[start]

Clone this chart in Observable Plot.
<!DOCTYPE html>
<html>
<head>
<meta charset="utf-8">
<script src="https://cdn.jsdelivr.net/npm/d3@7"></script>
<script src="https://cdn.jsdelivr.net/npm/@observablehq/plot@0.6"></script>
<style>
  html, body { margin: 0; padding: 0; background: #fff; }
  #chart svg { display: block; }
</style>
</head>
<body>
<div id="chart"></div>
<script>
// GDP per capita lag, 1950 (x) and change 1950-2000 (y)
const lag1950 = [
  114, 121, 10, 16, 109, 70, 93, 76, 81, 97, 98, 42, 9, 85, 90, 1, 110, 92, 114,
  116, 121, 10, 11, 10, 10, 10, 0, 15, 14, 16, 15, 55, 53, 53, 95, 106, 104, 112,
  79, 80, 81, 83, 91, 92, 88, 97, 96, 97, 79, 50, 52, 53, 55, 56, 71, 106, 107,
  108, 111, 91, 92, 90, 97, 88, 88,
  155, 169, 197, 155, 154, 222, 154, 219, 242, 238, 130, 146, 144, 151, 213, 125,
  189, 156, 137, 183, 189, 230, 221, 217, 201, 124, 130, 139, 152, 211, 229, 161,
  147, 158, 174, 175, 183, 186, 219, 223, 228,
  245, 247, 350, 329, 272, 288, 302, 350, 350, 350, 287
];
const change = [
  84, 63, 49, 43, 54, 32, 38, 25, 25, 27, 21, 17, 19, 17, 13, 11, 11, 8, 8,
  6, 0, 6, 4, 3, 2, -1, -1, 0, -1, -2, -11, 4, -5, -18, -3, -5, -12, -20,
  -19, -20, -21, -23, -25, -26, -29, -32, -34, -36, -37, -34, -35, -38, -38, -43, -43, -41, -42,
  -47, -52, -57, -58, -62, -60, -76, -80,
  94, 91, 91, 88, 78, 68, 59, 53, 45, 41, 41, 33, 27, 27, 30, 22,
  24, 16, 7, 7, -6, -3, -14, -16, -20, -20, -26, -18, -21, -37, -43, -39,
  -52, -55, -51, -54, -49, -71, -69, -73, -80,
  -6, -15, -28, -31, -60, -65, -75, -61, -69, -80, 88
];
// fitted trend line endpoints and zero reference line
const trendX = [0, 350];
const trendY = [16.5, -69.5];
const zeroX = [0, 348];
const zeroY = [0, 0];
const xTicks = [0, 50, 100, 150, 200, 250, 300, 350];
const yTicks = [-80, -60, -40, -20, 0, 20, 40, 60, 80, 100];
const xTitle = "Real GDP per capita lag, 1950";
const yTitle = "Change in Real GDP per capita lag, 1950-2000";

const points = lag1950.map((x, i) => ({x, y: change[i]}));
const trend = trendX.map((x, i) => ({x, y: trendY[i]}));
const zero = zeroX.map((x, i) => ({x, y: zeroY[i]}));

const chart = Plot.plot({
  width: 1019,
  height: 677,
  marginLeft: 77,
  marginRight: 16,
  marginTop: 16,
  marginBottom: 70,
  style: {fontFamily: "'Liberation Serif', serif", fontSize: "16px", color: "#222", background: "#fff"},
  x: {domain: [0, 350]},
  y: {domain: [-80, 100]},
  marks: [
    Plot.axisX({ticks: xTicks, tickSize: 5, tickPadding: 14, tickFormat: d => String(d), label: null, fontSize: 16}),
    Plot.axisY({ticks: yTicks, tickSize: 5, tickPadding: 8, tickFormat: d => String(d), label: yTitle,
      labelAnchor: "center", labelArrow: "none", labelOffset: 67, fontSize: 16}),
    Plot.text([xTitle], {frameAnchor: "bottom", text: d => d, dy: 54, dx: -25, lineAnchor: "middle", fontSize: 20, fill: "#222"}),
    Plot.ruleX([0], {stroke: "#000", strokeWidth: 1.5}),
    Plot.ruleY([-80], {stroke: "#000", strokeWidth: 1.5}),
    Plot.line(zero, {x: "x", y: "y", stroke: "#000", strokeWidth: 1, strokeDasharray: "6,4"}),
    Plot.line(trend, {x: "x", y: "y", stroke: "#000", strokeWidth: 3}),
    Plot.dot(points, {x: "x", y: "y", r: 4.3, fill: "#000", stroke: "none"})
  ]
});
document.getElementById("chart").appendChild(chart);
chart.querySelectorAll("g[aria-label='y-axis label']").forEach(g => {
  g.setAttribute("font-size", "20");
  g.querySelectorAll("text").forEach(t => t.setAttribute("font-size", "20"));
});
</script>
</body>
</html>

[end]
[start]

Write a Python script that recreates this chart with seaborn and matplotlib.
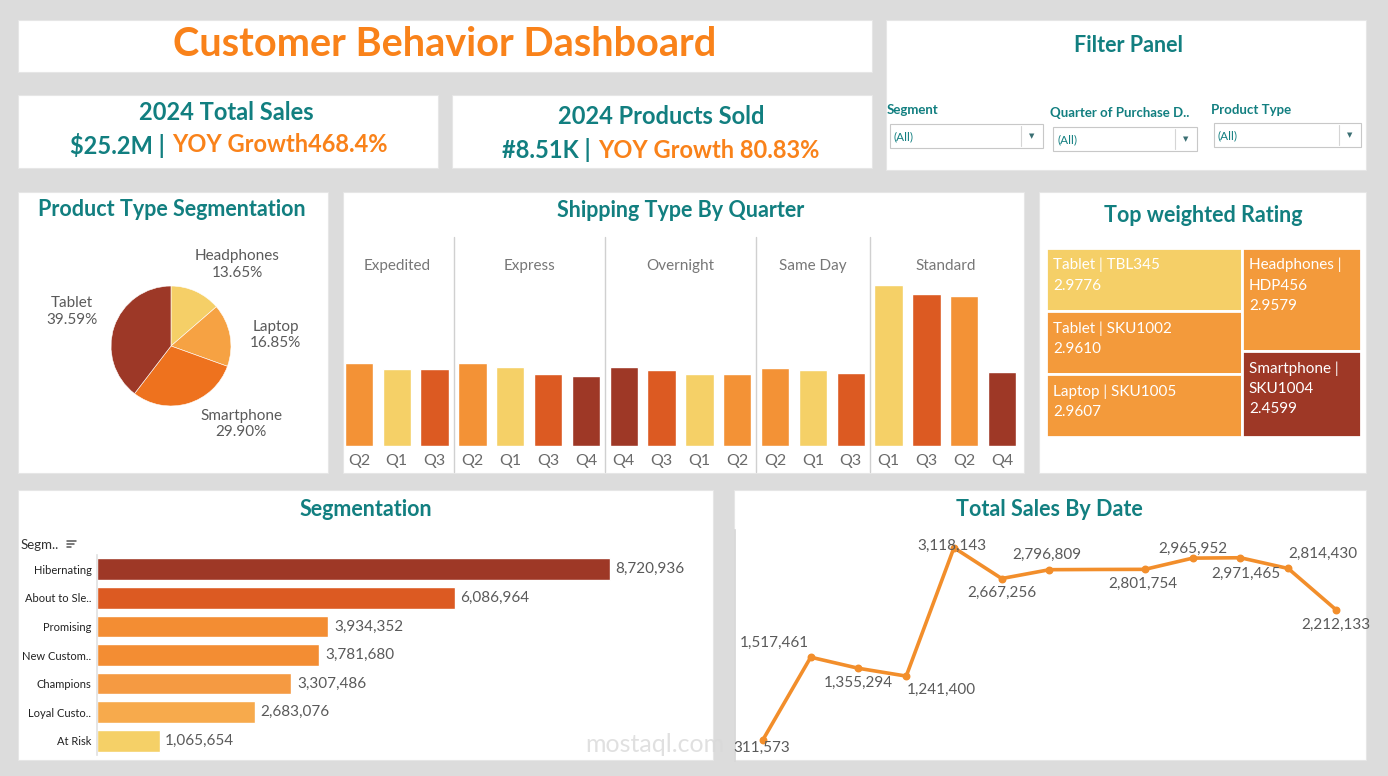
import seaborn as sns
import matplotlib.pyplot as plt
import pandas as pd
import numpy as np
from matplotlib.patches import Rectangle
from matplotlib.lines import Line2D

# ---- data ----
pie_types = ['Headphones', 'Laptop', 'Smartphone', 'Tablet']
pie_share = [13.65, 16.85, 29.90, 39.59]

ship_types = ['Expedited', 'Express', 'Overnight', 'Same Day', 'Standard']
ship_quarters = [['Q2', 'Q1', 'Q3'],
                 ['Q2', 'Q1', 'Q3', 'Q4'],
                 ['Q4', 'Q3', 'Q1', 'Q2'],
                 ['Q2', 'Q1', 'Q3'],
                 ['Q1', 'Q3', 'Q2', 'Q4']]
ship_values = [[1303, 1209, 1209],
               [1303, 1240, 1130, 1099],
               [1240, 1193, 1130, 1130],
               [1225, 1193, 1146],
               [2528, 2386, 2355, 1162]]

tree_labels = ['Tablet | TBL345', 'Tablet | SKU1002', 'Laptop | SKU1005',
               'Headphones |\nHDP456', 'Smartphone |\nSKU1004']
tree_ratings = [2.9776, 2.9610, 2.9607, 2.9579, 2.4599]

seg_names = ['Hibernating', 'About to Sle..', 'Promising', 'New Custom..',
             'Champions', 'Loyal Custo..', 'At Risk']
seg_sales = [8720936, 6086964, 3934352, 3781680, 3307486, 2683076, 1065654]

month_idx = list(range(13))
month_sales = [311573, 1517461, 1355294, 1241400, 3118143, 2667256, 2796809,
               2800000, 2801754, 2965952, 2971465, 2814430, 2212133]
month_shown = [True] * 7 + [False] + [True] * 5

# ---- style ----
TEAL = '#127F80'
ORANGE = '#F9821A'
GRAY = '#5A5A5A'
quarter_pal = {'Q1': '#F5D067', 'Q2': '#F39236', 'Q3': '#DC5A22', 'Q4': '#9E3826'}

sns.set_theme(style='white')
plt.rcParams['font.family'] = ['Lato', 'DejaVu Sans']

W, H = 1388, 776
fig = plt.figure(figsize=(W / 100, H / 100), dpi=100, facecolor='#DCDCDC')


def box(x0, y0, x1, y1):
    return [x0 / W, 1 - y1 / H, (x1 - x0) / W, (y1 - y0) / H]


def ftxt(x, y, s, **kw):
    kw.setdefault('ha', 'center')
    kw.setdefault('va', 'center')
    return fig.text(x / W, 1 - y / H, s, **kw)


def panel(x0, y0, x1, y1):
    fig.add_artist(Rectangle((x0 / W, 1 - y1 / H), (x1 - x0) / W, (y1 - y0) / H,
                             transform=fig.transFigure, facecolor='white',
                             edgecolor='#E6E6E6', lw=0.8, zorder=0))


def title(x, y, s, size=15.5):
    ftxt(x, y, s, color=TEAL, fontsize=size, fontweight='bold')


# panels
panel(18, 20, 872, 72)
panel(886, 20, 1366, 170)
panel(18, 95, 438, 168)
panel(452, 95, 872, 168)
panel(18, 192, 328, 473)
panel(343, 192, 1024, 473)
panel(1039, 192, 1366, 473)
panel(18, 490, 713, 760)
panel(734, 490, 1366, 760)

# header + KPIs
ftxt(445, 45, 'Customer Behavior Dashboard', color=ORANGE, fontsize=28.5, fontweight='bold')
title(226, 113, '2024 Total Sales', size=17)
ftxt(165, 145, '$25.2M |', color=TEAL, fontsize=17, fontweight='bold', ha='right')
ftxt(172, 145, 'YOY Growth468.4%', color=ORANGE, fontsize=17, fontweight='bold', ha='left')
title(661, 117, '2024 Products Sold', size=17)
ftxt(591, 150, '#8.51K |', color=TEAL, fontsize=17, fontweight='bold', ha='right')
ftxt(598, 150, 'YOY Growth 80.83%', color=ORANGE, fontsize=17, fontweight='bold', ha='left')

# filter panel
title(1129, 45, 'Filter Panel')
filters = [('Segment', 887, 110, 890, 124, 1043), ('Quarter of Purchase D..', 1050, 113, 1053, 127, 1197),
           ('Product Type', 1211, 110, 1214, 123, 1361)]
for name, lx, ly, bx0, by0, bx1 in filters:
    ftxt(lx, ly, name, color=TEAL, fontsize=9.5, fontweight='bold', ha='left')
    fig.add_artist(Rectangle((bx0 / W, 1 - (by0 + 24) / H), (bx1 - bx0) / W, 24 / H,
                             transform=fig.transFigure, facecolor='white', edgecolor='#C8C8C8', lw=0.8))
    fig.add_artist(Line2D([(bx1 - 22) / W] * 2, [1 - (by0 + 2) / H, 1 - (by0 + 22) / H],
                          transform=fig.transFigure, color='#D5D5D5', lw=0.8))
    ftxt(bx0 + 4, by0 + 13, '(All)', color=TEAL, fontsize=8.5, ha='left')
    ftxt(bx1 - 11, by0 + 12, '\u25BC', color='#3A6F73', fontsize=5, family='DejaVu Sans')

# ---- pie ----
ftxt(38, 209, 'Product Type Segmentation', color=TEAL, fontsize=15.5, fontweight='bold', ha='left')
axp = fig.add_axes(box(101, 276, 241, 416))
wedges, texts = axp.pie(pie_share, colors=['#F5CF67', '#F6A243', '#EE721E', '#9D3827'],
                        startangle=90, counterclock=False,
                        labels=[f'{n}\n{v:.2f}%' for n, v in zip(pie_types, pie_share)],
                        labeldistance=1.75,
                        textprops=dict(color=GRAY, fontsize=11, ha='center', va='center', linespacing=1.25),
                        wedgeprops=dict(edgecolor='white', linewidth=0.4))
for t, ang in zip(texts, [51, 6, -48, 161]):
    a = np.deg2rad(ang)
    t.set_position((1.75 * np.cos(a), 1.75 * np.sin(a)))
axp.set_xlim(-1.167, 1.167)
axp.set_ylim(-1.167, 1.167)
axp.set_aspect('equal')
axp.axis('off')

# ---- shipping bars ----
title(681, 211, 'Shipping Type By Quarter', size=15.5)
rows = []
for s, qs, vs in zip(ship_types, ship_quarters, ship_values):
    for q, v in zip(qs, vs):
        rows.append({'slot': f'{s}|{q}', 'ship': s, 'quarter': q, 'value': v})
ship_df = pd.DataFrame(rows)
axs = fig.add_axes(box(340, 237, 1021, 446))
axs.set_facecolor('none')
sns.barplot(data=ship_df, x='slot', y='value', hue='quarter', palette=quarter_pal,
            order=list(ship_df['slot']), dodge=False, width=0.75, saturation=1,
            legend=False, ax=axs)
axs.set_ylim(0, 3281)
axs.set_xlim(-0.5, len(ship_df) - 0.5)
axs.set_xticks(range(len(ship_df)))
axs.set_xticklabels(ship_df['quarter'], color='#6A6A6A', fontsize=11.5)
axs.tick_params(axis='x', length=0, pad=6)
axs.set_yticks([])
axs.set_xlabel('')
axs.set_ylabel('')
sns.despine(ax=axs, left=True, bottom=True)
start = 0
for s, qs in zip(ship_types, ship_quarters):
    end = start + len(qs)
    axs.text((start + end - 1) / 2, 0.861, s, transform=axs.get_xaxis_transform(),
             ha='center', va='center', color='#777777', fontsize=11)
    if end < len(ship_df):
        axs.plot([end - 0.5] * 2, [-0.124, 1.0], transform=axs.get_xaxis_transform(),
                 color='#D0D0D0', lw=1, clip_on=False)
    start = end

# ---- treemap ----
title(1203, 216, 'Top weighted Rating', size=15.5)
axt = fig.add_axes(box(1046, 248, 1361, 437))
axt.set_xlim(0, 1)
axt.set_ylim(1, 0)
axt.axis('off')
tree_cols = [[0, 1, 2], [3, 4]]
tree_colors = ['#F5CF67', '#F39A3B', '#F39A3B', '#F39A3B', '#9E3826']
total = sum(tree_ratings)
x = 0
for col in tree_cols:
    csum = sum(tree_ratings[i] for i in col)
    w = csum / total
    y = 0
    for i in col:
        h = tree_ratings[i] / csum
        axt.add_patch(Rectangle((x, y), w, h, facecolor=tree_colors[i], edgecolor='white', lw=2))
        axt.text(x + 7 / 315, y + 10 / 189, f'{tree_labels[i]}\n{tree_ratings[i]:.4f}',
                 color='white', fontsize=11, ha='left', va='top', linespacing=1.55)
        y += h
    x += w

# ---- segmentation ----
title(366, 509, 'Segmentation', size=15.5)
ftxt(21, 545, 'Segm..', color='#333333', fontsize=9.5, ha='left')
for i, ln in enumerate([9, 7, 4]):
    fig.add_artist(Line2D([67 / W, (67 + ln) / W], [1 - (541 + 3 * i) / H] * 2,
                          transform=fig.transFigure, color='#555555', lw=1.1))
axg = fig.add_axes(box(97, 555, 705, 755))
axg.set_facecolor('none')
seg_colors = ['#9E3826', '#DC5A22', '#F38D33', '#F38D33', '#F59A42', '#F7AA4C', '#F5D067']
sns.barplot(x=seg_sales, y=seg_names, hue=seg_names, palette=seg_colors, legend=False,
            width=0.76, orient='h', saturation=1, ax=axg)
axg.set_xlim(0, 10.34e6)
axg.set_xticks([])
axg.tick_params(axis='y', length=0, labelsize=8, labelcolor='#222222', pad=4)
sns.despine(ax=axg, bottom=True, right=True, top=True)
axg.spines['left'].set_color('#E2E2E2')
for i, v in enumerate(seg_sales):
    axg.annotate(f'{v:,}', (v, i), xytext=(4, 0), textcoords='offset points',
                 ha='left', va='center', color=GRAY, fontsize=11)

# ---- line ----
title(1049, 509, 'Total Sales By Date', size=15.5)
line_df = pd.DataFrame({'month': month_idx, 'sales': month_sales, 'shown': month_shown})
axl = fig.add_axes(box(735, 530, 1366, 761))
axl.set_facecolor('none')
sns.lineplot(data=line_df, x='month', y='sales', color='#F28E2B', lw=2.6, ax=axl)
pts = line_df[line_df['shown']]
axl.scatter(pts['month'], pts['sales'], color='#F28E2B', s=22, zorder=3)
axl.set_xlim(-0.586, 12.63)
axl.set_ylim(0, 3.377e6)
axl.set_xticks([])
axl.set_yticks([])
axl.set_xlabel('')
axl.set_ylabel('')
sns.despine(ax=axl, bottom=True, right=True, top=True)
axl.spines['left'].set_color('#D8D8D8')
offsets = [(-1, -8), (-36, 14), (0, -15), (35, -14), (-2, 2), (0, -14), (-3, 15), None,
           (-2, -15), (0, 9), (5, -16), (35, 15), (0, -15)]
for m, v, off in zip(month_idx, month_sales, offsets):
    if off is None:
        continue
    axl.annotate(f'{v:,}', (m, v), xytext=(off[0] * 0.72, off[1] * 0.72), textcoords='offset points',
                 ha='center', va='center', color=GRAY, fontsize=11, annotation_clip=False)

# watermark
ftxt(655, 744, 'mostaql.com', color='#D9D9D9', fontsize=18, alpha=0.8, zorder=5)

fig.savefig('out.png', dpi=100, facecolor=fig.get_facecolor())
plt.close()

[end]

Directive — Using the entries above, transcribe every line from the line containing "Write a Python" through the line containing "from matplotlib.lines import Line2D". Do not copy pictures.

Solution for this exercise —
Write a Python script that recreates this chart with seaborn and matplotlib.
import seaborn as sns
import matplotlib.pyplot as plt
import pandas as pd
import numpy as np
from matplotlib.patches import Rectangle
from matplotlib.lines import Line2D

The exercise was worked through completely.